SUAREZ: l'anima della Grande Inter

«Per fare una grande Inter occorre un grandissimo centrocampista. E il più forte che c ‘è in circolazione è Luisito Suarez del Barcellona»: così Helenio Herrera, ex allenatore dei catalani, si rivolse al presidente Angelo Moratti, alla vigilia della stagione 1961-62. Il costo del cartellino era quasi proibitivo, ma il regista dei blaugrana e delle “furie rosse” poteva vantare credenziali invidiabili: due scudetti, due Coppe di Spagna, una Coppa delle Fiere (la Coppa UEFA di oggi) e un Pallone d’Oro, vinto nel 1960. Moratti, da parte sua, giocò la carta Herrera, che il campione spagnolo considerava il proprio maestro: quando il “mago” lo contattò, Suarez non ebbe esitazioni, firmando «el centrato mas fabuloso de toda la historia del fut-bol», come titolarono i giornali catalani.
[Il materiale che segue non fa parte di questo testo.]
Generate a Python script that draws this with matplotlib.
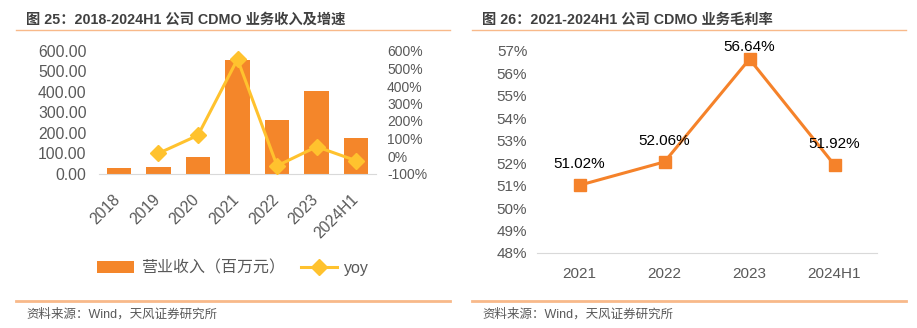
import matplotlib
matplotlib.use("Agg")
import matplotlib.pyplot as plt
from matplotlib.lines import Line2D
from matplotlib.transforms import ScaledTranslation

plt.rcParams['font.family'] = ['Liberation Sans', 'Noto Sans CJK SC', 'DejaVu Sans']

# left chart data
years = ['2018', '2019', '2020', '2021', '2022', '2023', '2024H1']
revenue = [29, 34, 82, 557, 261, 405, 172]
yoy_years = ['2019', '2020', '2021', '2022', '2023', '2024H1']
yoy = [15, 118, 553, -56, 53, -27]

# right chart data
gm_years = ['2021', '2022', '2023', '2024H1']
gross_margin = [51.02, 52.06, 56.64, 51.92]

bar_c = '#F4862A'
yoy_c = '#FFC22E'
line_c = '#F5822A'
tick_c = '#595959'
rule_c = '#F8B98A'

W, H = 917, 328
fig = plt.figure(figsize=(W / 100, H / 100), dpi=100)

def box(x0, y0, x1, y1):
    # pixel box (top-left origin) -> figure fraction
    return [x0 / W, 1 - y1 / H, (x1 - x0) / W, (y1 - y0) / H]

# headers and footers
fig.text(26 / W, 1 - 20 / H, '图 25：2018-2024H1 公司 CDMO 业务收入及增速', fontsize=10.3,
         fontweight='bold', color='#404040', va='center')
fig.text(482 / W, 1 - 20 / H, '图 26：2021-2024H1 公司 CDMO 业务毛利率', fontsize=10.3,
         fontweight='bold', color='#404040', va='center')
for x0, x1 in [(16, 450), (472, 906)]:
    fig.add_artist(Line2D([x0 / W, x1 / W], [1 - 30 / H] * 2, color=rule_c, lw=1))
    fig.add_artist(Line2D([x0 / W, x1 / W], [1 - 301 / H] * 2, color=rule_c, lw=2))
    fig.text((x0 + 10) / W, 1 - 314 / H, '资料来源：Wind，天风证券研究所', fontsize=9,
             color='#595959', va='center')

# left chart
ax = fig.add_axes(box(99, 51, 376, 173.5))
xs = list(range(len(years)))
bars = ax.bar(xs, revenue, width=0.62, color=bar_c, label='营业收入（百万元）', zorder=2)
ax.set_xlim(-0.5, len(years) - 0.5)
ax.set_ylim(0, 600)
ax.set_yticks(range(0, 601, 100))
ax.set_yticklabels([f'{v:.2f}' for v in range(0, 601, 100)])
ax.set_xticks(xs)
ax.set_xticklabels(years, rotation=45, ha='right', rotation_mode='anchor')
for s in ['top', 'right', 'left']:
    ax.spines[s].set_visible(False)
ax.spines['bottom'].set_color('#D9D9D9')
ax.tick_params(length=0, labelsize=11.3, colors=tick_c)
ax.tick_params(axis='y', pad=9)
ax.tick_params(axis='x', pad=13)
shift = ScaledTranslation(-6 / 100, 0, fig.dpi_scale_trans)
for lab in ax.get_xticklabels():
    lab.set_transform(lab.get_transform() + shift)

ax2 = ax.twinx()
yx = [years.index(y) for y in yoy_years]
ln, = ax2.plot(yx, yoy, color=yoy_c, lw=2.2, marker='D', ms=8, label='yoy', zorder=3)
ax2.set_ylim(-100, 600)
ax2.set_yticks(range(-100, 601, 100))
ax2.set_yticklabels([f'{v}%' for v in range(-100, 601, 100)])
for s in ['top', 'right', 'left', 'bottom']:
    ax2.spines[s].set_visible(False)
ax2.tick_params(length=0, labelsize=10, colors=tick_c, pad=8)

fig.legend(handles=[bars, ln], loc='center', bbox_to_anchor=(233 / W, 1 - 268 / H),
           ncol=2, frameon=False, fontsize=11.5, labelcolor=tick_c,
           handlelength=2.3, handleheight=0.7, columnspacing=1.0, handletextpad=0.4)

# right chart
bx = fig.add_axes(box(537, 51, 877, 253))
gx = list(range(len(gm_years)))
bx.plot(gx, gross_margin, color=line_c, lw=2.2, marker='s', ms=8, clip_on=False)
for x, v in zip(gx, gross_margin):
    off = 3.5 if v == max(gross_margin) else 10
    bx.annotate(f'{v:.2f}%', (x, v), xytext=(0, off), textcoords='offset points',
                ha='center', va='bottom', fontsize=11, color='black')
bx.set_xlim(-0.5, len(gm_years) - 0.5)
bx.set_ylim(48, 57)
bx.set_yticks(range(48, 58))
bx.set_yticklabels([f'{v}%' for v in range(48, 58)])
bx.set_xticks(gx)
bx.set_xticklabels(gm_years)
for s in ['top', 'right', 'left']:
    bx.spines[s].set_visible(False)
bx.spines['bottom'].set_color('#D9D9D9')
bx.tick_params(length=0, labelsize=11, colors=tick_c)
bx.tick_params(axis='x', pad=10)
bx.tick_params(axis='y', pad=7)

fig.savefig('out.png', dpi=100)
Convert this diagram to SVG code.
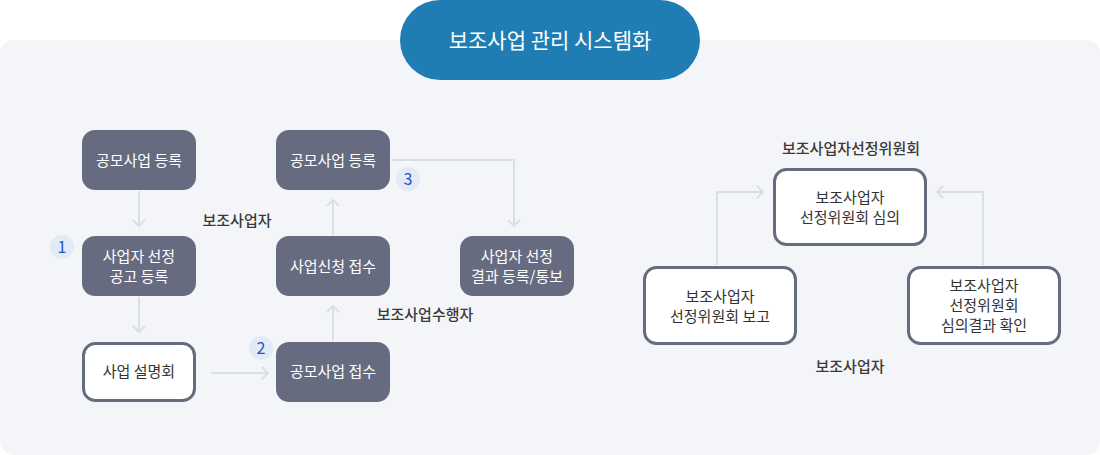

Il giocatore non deluse le attese, ma non era ancora tempo di vittorie, per l’Inter. L’anno dopo Luisito si presentò ai nastri di partenza trasformato: il giocatore geniale ma a volte troppo egoista del torneo precedente era diventato un infaticabile rifornitore dell’attacco, ispiratore del contropiede. Nel 1962-63 fu scudetto, cui seguì la conquista della Coppa dei Campioni. Era nata la Grande Inter. Di quella squadra proprio Suarez sarebbe stato il giocatore più importante. In nove anni nerazzurri avrebbe conquistato altri due scudetti, due Coppe Intercontinentali e un’altra Coppa dei Campioni, confermandosi leader di una squadra praticamente perfetta. Nel ’70 passò alla Sampdoria, dove rimase tre stagioni. Appese le scarpe al chiodo e diventato allenatore, è stato Ct sia della Nazionale maggiore che dell’Under 21 del suo paese.